Despite Bitcoin’s surge to retest its 2017 highs, a combination of low on-chain transactions and diminished retail speculation has seen transaction fees remain low.
The current fees of around $3.50 per transaction starkly contrast with three years ago, when the fees incurred to send any amount of BTC briefly spiked above $50. But average transaction values are currently approaching $200,000, suggesting the current rally has not been accompanied by the same retail trading frenzy that drove prices toward $20,000 in 2017.

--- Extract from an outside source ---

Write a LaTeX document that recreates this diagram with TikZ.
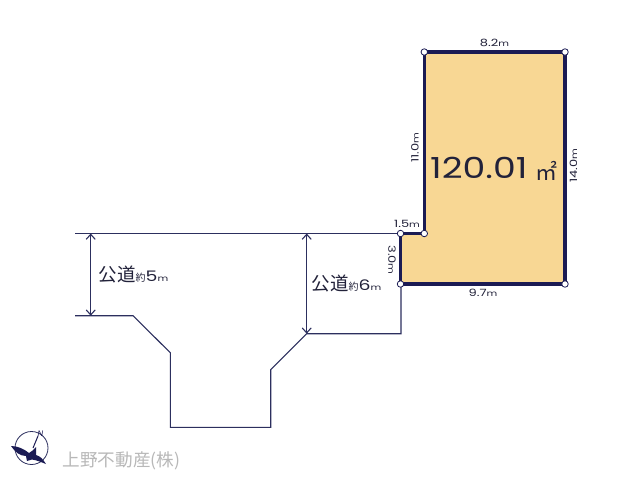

Ethereum (ETH) co-founder Vitalik Buterin doesn’t believe Bitcoin’s current low fees will last. In a Twitter thread, the Ethereum co-founder suggested that an inevitable increase in transaction fees will push out the majority of users:
“Why do Bitcoin’s unique features matter given that any wide adoption scenario will lead to base chain fees pricing out most of those users and it's proving hard to extend those features to the L2s intended to circumvent those limitations?”
However, the data does not suggest high fees are likely in the current environment. To understand what is happening in the background, it is important to look at the number of transactions being processed, the value of these transactions, and how much BTC is being held long term.
Bitcoin’s memory pool, similar to a waiting room for transactions, shows the current number of daily unconfirmed transactions at 38,900 — around 20% of the 2017 figures.
It is worth noting that not only are the number of transactions significantly less than during the previous bull market, but this time around, there has been no increase in response to the price surge. In fact, the seven-day moving average shows an overall decline since the start of 2019.
In October, the average Bitcoin transaction surpassed the 2017 high of $150,000. Ten days ago, the average was above $190,000, suggesting that although the number of transactions has decreased, those that are still transacting are wealthier individuals or organizations.
Bitcoin users are also holding onto their coins rather than transacting with them this time around. The number of Bitcoin held on exchanges has been dropping fast. Data from analytics platform Glassnode Studio shows the year-to-date change is down 18% as of Nov. 21.
Chainalysis suggested that the number of Bitcoin available for buyers could be as little as 3.4 million, with the rest of the supply being held by long-term investors.